Fuze offers Unified Communications as a Service (UCaaS), and my team is responsible for the company’s provisioning portal. This application manages most of our core business processes, such as quoting, contract management, provisioning services, managing handset and client configurations, invoicing and more.
The application is a combination of web-based UIs and REST APIs, providing customers, engineers and support teams with a variety of interfaces via which they can manage multiple operations. These operations include taking contracts and turning them into actual functioning services, along with building call flows, managing call centers and more.
Fuze has been around for over a decade, and during those years the portal code base has exceeded over 12 million lines of code.

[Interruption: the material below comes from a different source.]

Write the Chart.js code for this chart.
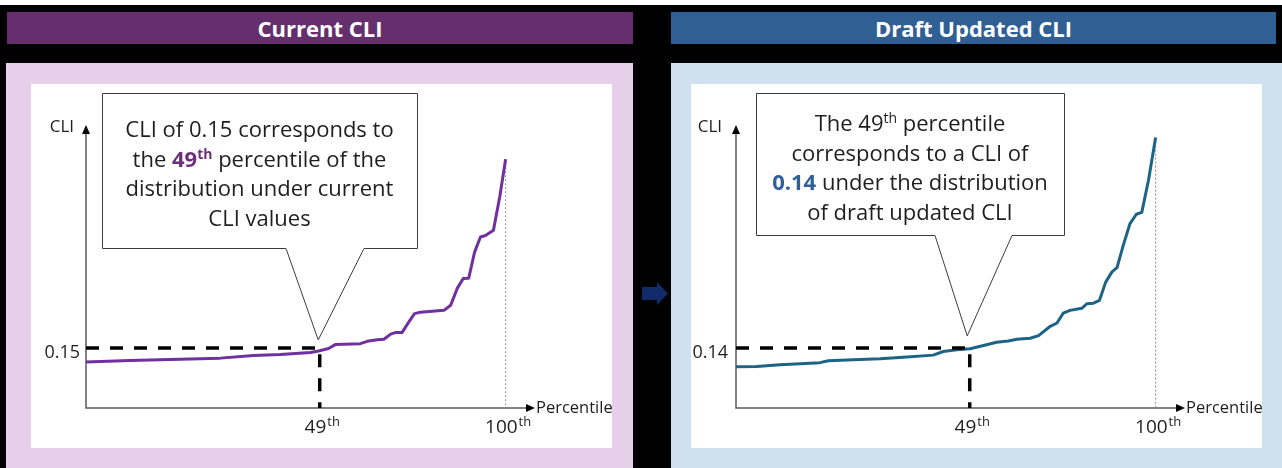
<!DOCTYPE html>
<html lang="en">
<head>
<meta charset="UTF-8">
<title>Current CLI vs Draft Updated CLI</title>
<script src="https://cdn.jsdelivr.net/npm/chart.js"></script>
<style>
  body {
    margin: 0;
    width: 1282px;
    height: 468px;
    background: #000;
    position: relative;
    overflow: hidden;
    font-family: "Open Sans", "Noto Sans", sans-serif;
  }
  .strip { position: absolute; left: 0; top: 0; width: 1282px; height: 5px; background: #fff; }
  .header {
    position: absolute; top: 12px; height: 32px; line-height: 32px;
    color: #fff; font-weight: bold; font-size: 22px; text-align: center;
  }
  .panel { position: absolute; top: 63px; height: 405px; }
  .white { position: absolute; top: 84px; height: 364px; background: #fff; }
  canvas { position: absolute; top: 84px; }
  .callout {
    position: absolute; text-align: center; color: #1e1e1e;
    font-size: 22px; line-height: 29.5px;
  }
  .callout sup { font-size: 14px; line-height: 0; vertical-align: 8px; }
  .callout b { font-weight: bold; }
  .arrow { position: absolute; left: 642px; top: 282px; }
</style>
</head>
<body>
  <div class="strip"></div>

  <div class="header" style="left:7px;width:626px;background:#642f6c;">Current CLI</div>
  <div class="header" style="left:671px;width:605px;background:#2f5f93;">Draft Updated CLI</div>

  <div class="panel" style="left:6px;width:627px;background:#e6cfe8;"></div>
  <div class="panel" style="left:671px;width:611px;background:#d0e0ef;"></div>

  <div class="white" style="left:31px;width:581px;"></div>
  <div class="white" style="left:691px;width:571px;"></div>

  <canvas id="currentChart" width="581" height="364" style="left:31px;"></canvas>
  <canvas id="draftChart" width="571" height="364" style="left:691px;"></canvas>

  <div class="callout" style="left:102px;width:315px;top:114px;">
    CLI of 0.15 corresponds to<br>
    the <b style="color:#6b2f7b;">49<sup>th</sup></b> percentile of the<br>
    distribution under current<br>
    CLI values
  </div>
  <div class="callout" style="left:756px;width:308px;top:108px;">
    The 49<sup>th</sup> percentile<br>
    corresponds to a CLI of<br>
    <b style="color:#2f5f98;">0.14</b> under the distribution<br>
    of draft updated CLI
  </div>

  <svg class="arrow" width="27" height="24">
    <polygon points="0,5 15,5 15,0 26,11.5 15,23 15,18 0,18" fill="#102b6a"/>
  </svg>

<script>
  // position along the percentile axis (0 = axis origin, 100 = top percentile)
  const currentPct = [0, 10.5, 22.4, 32.0, 39.9, 46.3, 53.5, 55.4, 57.8, 59.4,
                      65.4, 67.0, 69.4, 71.0, 72.6, 73.7, 75.3, 76.9, 78.3, 79.7,
                      85.3, 86.9, 88.5, 89.9, 91.2, 92.6, 94.0, 95.2, 97.1, 98.6, 100];
  const currentCli = [0.1453, 0.1458, 0.1462, 0.1466, 0.1475, 0.1478, 0.1485, 0.1490, 0.1498, 0.1511,
                      0.1514, 0.1522, 0.1527, 0.1529, 0.1546, 0.1551, 0.1551, 0.1586, 0.1614, 0.1619,
                      0.1625, 0.1642, 0.1699, 0.1731, 0.1732, 0.1819, 0.1869, 0.1874, 0.1892, 0.2003, 0.2128];

  const draftPct = [0, 4.9, 10.5, 15.3, 20.0, 22.0, 28.0, 34.3, 39.9, 47.0,
                    49.4, 52.6, 55.8, 59.0, 62.1, 64.9, 66.9, 70.1, 72.1, 74.9,
                    76.5, 78.0, 79.6, 82.4, 83.6, 85.2, 86.6, 88.1, 89.6, 90.8,
                    92.3, 93.9, 95.4, 96.7, 98.3, 100];
  const draftCli = [0.1337, 0.1338, 0.1344, 0.1347, 0.1351, 0.1357, 0.1361, 0.1364, 0.1369, 0.1376,
                    0.1388, 0.1394, 0.1397, 0.1408, 0.1419, 0.1423, 0.1429, 0.1432, 0.1441, 0.1472,
                    0.1483, 0.1516, 0.1525, 0.1532, 0.1547, 0.1549, 0.1558, 0.1619, 0.1653, 0.1667,
                    0.1742, 0.1814, 0.1845, 0.1851, 0.1958, 0.2100];

  const tickPos = [55.7, 100];
  const tickBase = ['49', '100'];
  const tickSup = ['th', 'th'];

  const currentRef = 0.15;
  const draftRef = 0.14;

  const FONT = '"Open Sans", "Noto Sans", sans-serif';

  function drawSup(ctx, base, sup, cx, baseline, size) {
    ctx.font = size + 'px ' + FONT;
    const w1 = ctx.measureText(base).width;
    ctx.font = Math.round(size * 0.68) + 'px ' + FONT;
    const w2 = ctx.measureText(sup).width;
    const x0 = cx - (w1 + w2) / 2;
    ctx.textAlign = 'left';
    ctx.textBaseline = 'alphabetic';
    ctx.font = size + 'px ' + FONT;
    ctx.fillText(base, x0, baseline);
    ctx.font = Math.round(size * 0.68) + 'px ' + FONT;
    ctx.fillText(sup, x0 + w1 + 1, baseline - size * 0.38);
  }

  const overlay = {
    id: 'overlay',
    beforeDatasetsDraw(chart, args, o) {
      const { ctx, chartArea: a } = chart;
      ctx.save();
      ctx.strokeStyle = '#5a5a5a';
      ctx.lineWidth = 1.5;
      ctx.beginPath();
      ctx.moveTo(a.left, a.top + 8);
      ctx.lineTo(a.left, a.bottom);
      ctx.lineTo(a.right - 7, a.bottom);
      ctx.stroke();
      ctx.fillStyle = '#000';
      ctx.beginPath();
      ctx.moveTo(a.left, a.top);
      ctx.lineTo(a.left - 4, a.top + 9);
      ctx.lineTo(a.left + 4, a.top + 9);
      ctx.fill();
      ctx.beginPath();
      ctx.moveTo(a.right, a.bottom);
      ctx.lineTo(a.right - 9, a.bottom - 4);
      ctx.lineTo(a.right - 9, a.bottom + 4);
      ctx.fill();
      ctx.restore();
    },
    afterDatasetsDraw(chart, args, o) {
      const { ctx, chartArea: a, scales: { x, y } } = chart;
      ctx.save();
      ctx.fillStyle = '#1e1e1e';
      // axis titles
      ctx.font = '17px ' + FONT;
      ctx.textAlign = 'right';
      ctx.textBaseline = 'middle';
      ctx.fillText('CLI', a.left - o.cliGap, a.top + 2);
      ctx.textAlign = 'left';
      ctx.font = '16.5px ' + FONT;
      ctx.fillText('Percentile', a.right + 1, a.bottom);
      // y reference label
      ctx.font = '18px ' + FONT;
      ctx.textAlign = 'right';
      ctx.fillText(o.refLabel, a.left - o.refGap, y.getPixelForValue(o.ref) + 5);
      // x tick labels
      tickPos.forEach((p, i) => {
        drawSup(ctx, tickBase[i], tickSup[i], x.getPixelForValue(p) + 2, a.bottom + 25, 19);
      });
      // callout box with pointer
      const b = o.box;
      const tx = x.getPixelForValue(tickPos[0]) + o.tipDx;
      const ty = y.getPixelForValue(o.ref) + o.tipDy;
      ctx.beginPath();
      ctx.moveTo(b[0] + 0.5, b[1] + 0.5);
      ctx.lineTo(b[2] + 0.5, b[1] + 0.5);
      ctx.lineTo(b[2] + 0.5, b[3] + 0.5);
      ctx.lineTo(o.base[1], b[3] + 0.5);
      ctx.lineTo(tx, ty);
      ctx.lineTo(o.base[0], b[3] + 0.5);
      ctx.lineTo(b[0] + 0.5, b[3] + 0.5);
      ctx.closePath();
      ctx.fillStyle = '#fff';
      ctx.fill();
      ctx.strokeStyle = '#3c3c3c';
      ctx.lineWidth = 1;
      ctx.stroke();
      ctx.restore();
    }
  };

  function makeChart(id, xs, ys, color, ref, yMin, yMax, pad, opts) {
    const series = xs.map((v, i) => ({ x: v, y: ys[i] }));
    const last = ys[ys.length - 1];
    new Chart(document.getElementById(id), {
      type: 'line',
      data: {
        datasets: [
          {
            // dashed guide at the reference value and the 49th percentile
            data: [{ x: 0, y: ref }, { x: tickPos[0], y: ref }, { x: tickPos[0], y: yMin }],
            borderColor: '#000', borderWidth: 3.5, borderDash: [13, 11],
            pointRadius: 0, tension: 0
          },
          {
            data: series,
            borderColor: color, borderWidth: 3,
            pointRadius: 0, tension: 0, borderJoinStyle: 'round'
          },
          {
            data: [{ x: tickPos[1], y: last }, { x: tickPos[1], y: yMin }],
            borderColor: '#8c8c8c', borderWidth: 1, borderDash: [2, 2],
            pointRadius: 0
          }
        ]
      },
      options: {
        responsive: false,
        animation: false,
        events: [],
        clip: false,
        layout: { padding: pad },
        scales: {
          x: { type: 'linear', min: 0, max: 107, display: false },
          y: { type: 'linear', min: yMin, max: yMax, display: false }
        },
        plugins: {
          legend: { display: false },
          tooltip: { enabled: false },
          overlay: opts
        }
      },
      plugins: [overlay]
    });
  }

  makeChart('currentChart', currentPct, currentCli, '#7030a0', currentRef, 0.13, 0.2242,
    { left: 55, right: 77, top: 41, bottom: 40 },
    { ref: currentRef, refLabel: '0.15', refGap: 6, cliGap: 12,
      box: [71, 9, 386, 164], base: [255, 333], tipDx: -1.5, tipDy: -8 });

  makeChart('draftChart', draftPct, draftCli, '#1c6486', draftRef, 0.12, 0.2142,
    { left: 45, right: 77, top: 41, bottom: 40 },
    { ref: draftRef, refLabel: '0.14', refGap: 8, cliGap: 14,
      box: [65, 9, 373, 151], base: [244, 321], tipDx: -2.5, tipDy: -12 });
</script>
</body>
</html>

As the company evolved, some engineers moved between different teams, some started working on other parts of the application and, of course, new engineers are always joining us. At this point, the code base has become very extensive, with some portions that are very complex; and so the platform needs constant monitoring and handling.

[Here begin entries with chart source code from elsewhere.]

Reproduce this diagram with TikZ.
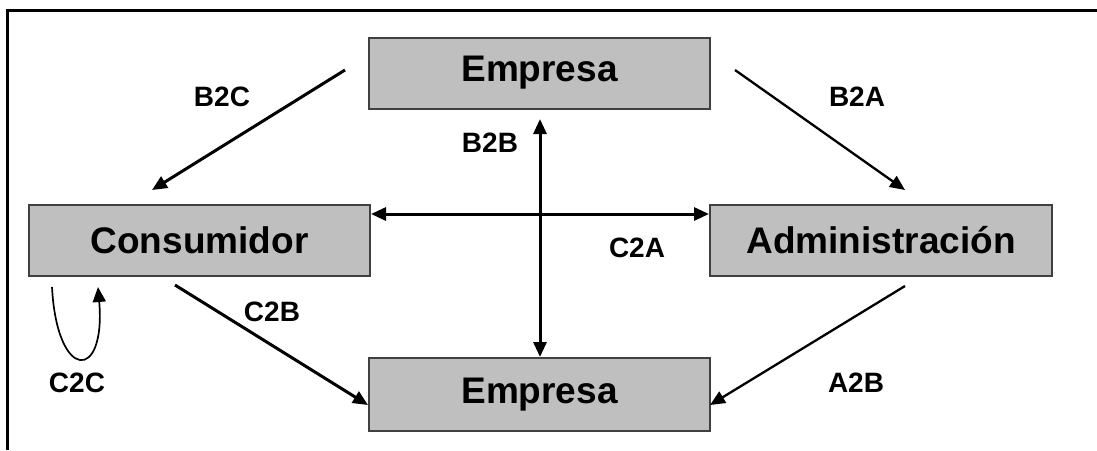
\documentclass[tikz,border=0pt]{standalone}
\usepackage{fontspec}
\setmainfont{Liberation Sans}
\usetikzlibrary{arrows.meta}
\tikzset{
  box/.style={draw=black!75, line width=2pt, fill=black!25, minimum width=#1, minimum height=71pt, inner sep=0pt, font=\fontsize{37}{40}\selectfont\bfseries},
  lbl/.style={font=\fontsize{28}{30}\selectfont\bfseries, inner sep=0pt},
  tip/.style={-{Triangle[length=15pt,width=13pt]}},
  thick arr/.style={line width=3pt, tip},
  thin arr/.style={line width=2.3pt, tip},
  both arr/.style={line width=3pt, {Triangle[length=15pt,width=13pt]}-{Triangle[length=15pt,width=13pt]}},
  frame/.style={line width=3pt, black}
}
\begin{document}
\begin{tikzpicture}[x=1pt,y=-1pt]
\useasboundingbox (0,0) rectangle (1097,450);
\draw[frame] (7,450) -- (7,10) -- (1097,10);

\node[box=341pt] (emp1) at (539.5,73) {Empresa};
\node[box=341pt] (cons) at (199.5,240.5) {Consumidor};
\node[box=342pt] (adm) at (881,240.5) {Administración};
\node[box=341pt, minimum height=73pt] (emp2) at (539.5,394.5) {Empresa};

% free ends
\coordinate (b2cS) at (345,70);
\coordinate (b2cE) at (152,190);
\coordinate (b2aS) at (735,70);
\coordinate (b2aE) at (905,190);
\coordinate (c2bS) at (175,285);
\coordinate (c2bE) at (368,405);
\coordinate (a2bS) at (905,286);
\coordinate (a2bE) at (710,405);
\coordinate (b2bT) at (540,119);
\coordinate (c2cS) at (52,287);
\coordinate (c2cE) at (98,287);

\draw[thick arr] (b2cS) -- (b2cE);
\draw[thin arr] (b2aS) -- (b2aE);
\draw[thick arr] (c2bS) -- (c2bE);
\draw[thin arr] (a2bS) -- (a2bE);
\draw[both arr] (b2bT) -- (b2bT |- emp2.north);
\draw[both arr] (cons.east |- 0,214) -- (adm.west |- 0,214);
\draw[line width=1.7pt, tip] (c2cS) .. controls (57,382) and (106,382) .. (c2cE);

\node[lbl] (lb2c) at (222,97) {B2C};
\node[lbl] (lb2a) at (857,97) {B2A};
\node[lbl] (lb2b) at (490,143) {B2B};
\node[lbl] (lc2a) at (637,248) {C2A};
\node[lbl] (lc2b) at (272,312) {C2B};
\node[lbl] (lc2c) at (77,383) {C2C};
\node[lbl] (la2b) at (856,383) {A2B};
\end{tikzpicture}
\end{document}
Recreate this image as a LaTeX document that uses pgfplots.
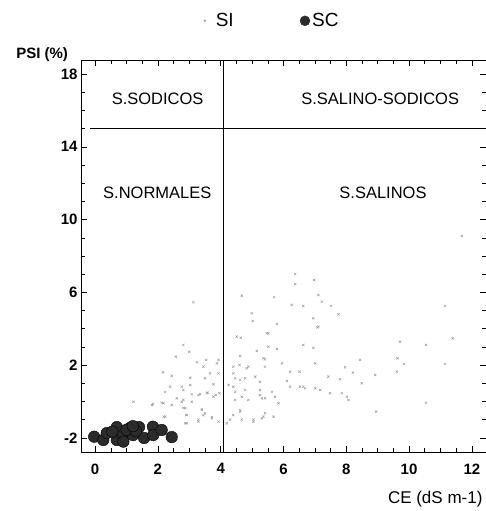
\documentclass[border=0pt]{standalone}
\usepackage{fontspec}
\setmainfont{Liberation Sans}
\usepackage{pgfplots}
\pgfplotsset{compat=1.18}
\definecolor{sigray}{HTML}{A0A0A0}
\definecolor{scdark}{HTML}{2B2B2B}

\begin{document}
\begin{tikzpicture}
\begin{axis}[
    scale only axis,
    width=405pt, height=392pt,
    xmin=-0.45, xmax=12.45,
    ymin=-2.77, ymax=18.77,
    xtick={0,2,...,12},
    ytick={-2,2,6,10,14,18},
    minor x tick num=3,
    minor y tick num=3,
    tick align=inside,
    major tick length=6pt,
    minor tick length=4pt,
    axis line style={black, line width=0.9pt},
    tick style={black, line width=0.6pt},
    /pgf/number format/assume math mode=true,
    ticklabel style={font=\fontsize{15}{15}\selectfont\bfseries},
    xticklabel style={yshift=-8pt},
    xlabel={CE (dS m-1)},
    xlabel style={at={(rel axis cs:1,-0.12)}, anchor=east,
        font=\fontsize{17}{17}\selectfont},
    ylabel={\bfseries PSI (\%)},
    ylabel style={rotate=-90, at={(rel axis cs:-0.096,1.013)}, anchor=center,
        font=\fontsize{15}{15}\selectfont},
    legend columns=2,
    legend style={draw=none, fill=none, at={(rel axis cs:0.295,1.1)}, anchor=west,
        font=\fontsize{19}{19}\selectfont,
        /tikz/every even column/.append style={column sep=64pt}},
]
\addplot[only marks, mark=x, mark size=1.6pt, draw=sigray, line width=0.5pt,
    legend image code/.code={\fill[sigray] (0cm,0cm) circle (0.9pt);
        \path[draw=none, fill=none] (0pt,0pt) -- (9pt,0pt);}]
  coordinates {
  (3.13,5.46) (4.67,5.82) (5.70,5.73) (6.37,7.01) (6.37,6.45) (6.97,6.68)
  (7.11,5.86) (6.26,5.31) (6.63,5.25) (7.75,4.80) (4.99,4.85) (5.02,4.43)
  (5.79,4.26) (7.11,4.12) (4.64,3.51) (5.47,3.75) (2.81,3.11) (3.00,2.74)
  (2.57,2.47) (5.52,3.02) (5.79,2.89) (6.63,3.11) (6.95,2.95) (4.62,2.51)
  (5.15,2.78) (5.41,2.32) (3.24,2.16) (3.54,2.29) (3.93,2.29) (3.45,1.92)
  (3.66,1.55) (3.93,1.55) (4.40,1.92) (4.60,2.01) (4.83,1.83) (5.41,1.92)
  (5.95,2.10) (6.21,1.64) (6.51,1.64) (7.01,2.10) (7.96,1.88) (2.16,1.61)
  (2.44,1.42) (3.03,1.31) (3.50,1.28) (3.77,0.95) (4.25,0.91) (4.46,1.28)
  (4.62,1.19) (4.78,1.28) (5.25,1.09) (6.11,1.13) (6.21,0.82) (6.63,0.82)
  (7.01,0.73) (7.48,0.46) (7.86,0.46) (8.02,0.27) (2.23,0.54) (2.39,0.82)
  (2.76,0.82) (3.03,0.91) (3.08,0.40) (3.29,0.36) (3.56,0.46) (3.77,0.27)
  (3.96,0.46) (4.46,0.54) (4.67,0.27) (5.25,0.36) (5.41,0.18) (5.73,0.27)
  (5.84,-0.09) (2.60,0.18) (2.81,0.09) (2.18,-0.09) (2.44,-0.19) (1.84,-0.13)
  (2.87,-0.37) (3.40,-0.46) (3.45,-0.74) (2.92,-0.74) (2.18,-0.83) (2.87,-1.19)
  (3.29,-1.10) (3.72,-0.92) (3.93,-1.10) (4.19,-1.19) (4.62,-0.55) (5.04,-1.10)
  (5.36,-0.83) (5.41,-0.64) (11.68,9.10) (7.22,5.49) (7.51,5.25) (6.95,4.58)
  (7.08,4.08) (11.15,5.25) (9.71,3.29) (10.54,3.11) (11.39,3.48) (8.44,2.29)
  (8.21,1.59) (9.63,2.38) (9.84,2.07) (9.61,1.64) (11.15,2.07) (8.92,1.46)
  (7.43,1.37) (7.80,1.23) (8.49,1.01) (6.53,0.82) (6.69,0.73) (7.17,0.64)
  (8.07,0.09) (10.54,-0.06) (8.95,-0.55) (2.81,0.64) (3.34,0.40) (3.58,0.49)
  (3.84,0.36) (2.12,-0.06) (2.76,-0.01) (3.08,-0.01) (2.81,-0.34) (1.81,-0.19)
  (1.22,-0.01) (3.40,-0.42) (3.50,-0.64) (2.90,-0.74) (2.23,-0.83) (2.92,-1.19)
  (3.29,-0.99) (3.72,-0.85) (4.30,-0.99) (4.40,-0.74) (4.67,-0.99) (5.04,-0.99)
  (5.31,-0.92) (5.68,-0.83) (4.51,3.57) (5.52,3.75) (5.36,2.38) (4.88,1.92)
  (5.10,1.37) (4.40,1.55) (4.78,0.64) (4.40,0.82) (5.25,0.64) (5.31,0.18)
  (5.63,0.54) (4.46,0.09) (4.88,0.09) (4.62,-0.46) (3.88,2.10)
  };
\addlegendentry{SI}
\addplot[only marks, mark=*, mark size=5.8pt, draw=black, fill=scdark,
    legend image code/.code={\fill[scdark] (0cm,0cm) circle (5pt);}]
  coordinates {
  (-0.03,-1.93) (0.26,-2.11) (0.37,-1.73) (0.69,-1.40) (0.69,-2.11)
  (0.88,-1.84) (0.90,-2.20) (1.11,-1.45) (1.21,-1.84) (1.40,-1.40)
  (1.56,-2.00) (1.84,-1.38) (1.85,-1.84) (2.12,-1.56) (2.44,-1.95)
  (1.00,-1.55) (1.30,-1.62) (0.55,-1.65) (1.20,-1.35)
  };
\addlegendentry{SC}
\addplot[black, line width=1pt, forget plot] coordinates {(4.1,-2.77) (4.1,18.77)};
\addplot[black, line width=1pt, forget plot] coordinates {(-0.16,15) (12.45,15)};
\node[font=\fontsize{16.5}{16.5}\selectfont] at (axis cs:1.99,16.63) {S.SODICOS};
\node[font=\fontsize{16.5}{16.5}\selectfont] at (axis cs:9.08,16.63) {S.SALINO-SODICOS};
\node[font=\fontsize{16.5}{16.5}\selectfont] at (axis cs:1.98,11.46) {S.NORMALES};
\node[font=\fontsize{16.5}{16.5}\selectfont] at (axis cs:9.17,11.46) {S.SALINOS};
\end{axis}
\pgfresetboundingbox
\path[use as bounding box] ([shift={(-81pt,-59pt)}]current axis.south west)
  rectangle ([shift={(0pt,60pt)}]current axis.north east);
\end{tikzpicture}
\end{document}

Given that the portal is the central management application for our deployment, bugs can impact both our customers and internal stakeholders; and every issue becomes critical. Debugging is a significant part of our daily activities and detecting bugs, writing code fixes and deploying them to production can take anywhere from a few hours to a couple of days.
One of our main focus points is application health. On one occasion we came across a specific exception that occurred over 3 million times an hour. Like most companies, our workflow used to consist of using log management tools to try and identify the frequency of the most common errors. However, those tools only gave out a partial image as to what’s really going on within the application.
With OverOps, we are able to find every error or exception before it impacts our users. We are also able to see the impact of caught exceptions, and detect when their volume poses a performance risk.
That’s one of the biggest advantages OverOps offers our team, and one of the biggest eye openers we had - giving us an in-depth look into every error and exception. Thanks to OverOps, we were able to significantly reduce our heap size, improve CPU utilization and cut down our debugging time.
Within 2 months of deploying OverOps, we were able to improve CPU utilization and heap sizeby over 50%. A side effect of this was reducing the time it takes to run full automated regression tests to under two hours. Also, OverOps significantly helps our developers in finding the root cause of errors, and reduces the time it takes to actually fix them.
Every single piece of code we write goes through code review, and our QA team have incorporated OverOps as part of their testing process. Instead of searching through the log files trying to recreate a certain issue, they have OverOps to point them in the right direction.
The OverOps dashboard pinpoints where an issue happened within the code. When QA open a ticket, they add the relevant URL to the error’s analysis from OverOps, giving our engineers a complete analysis of what actually happened.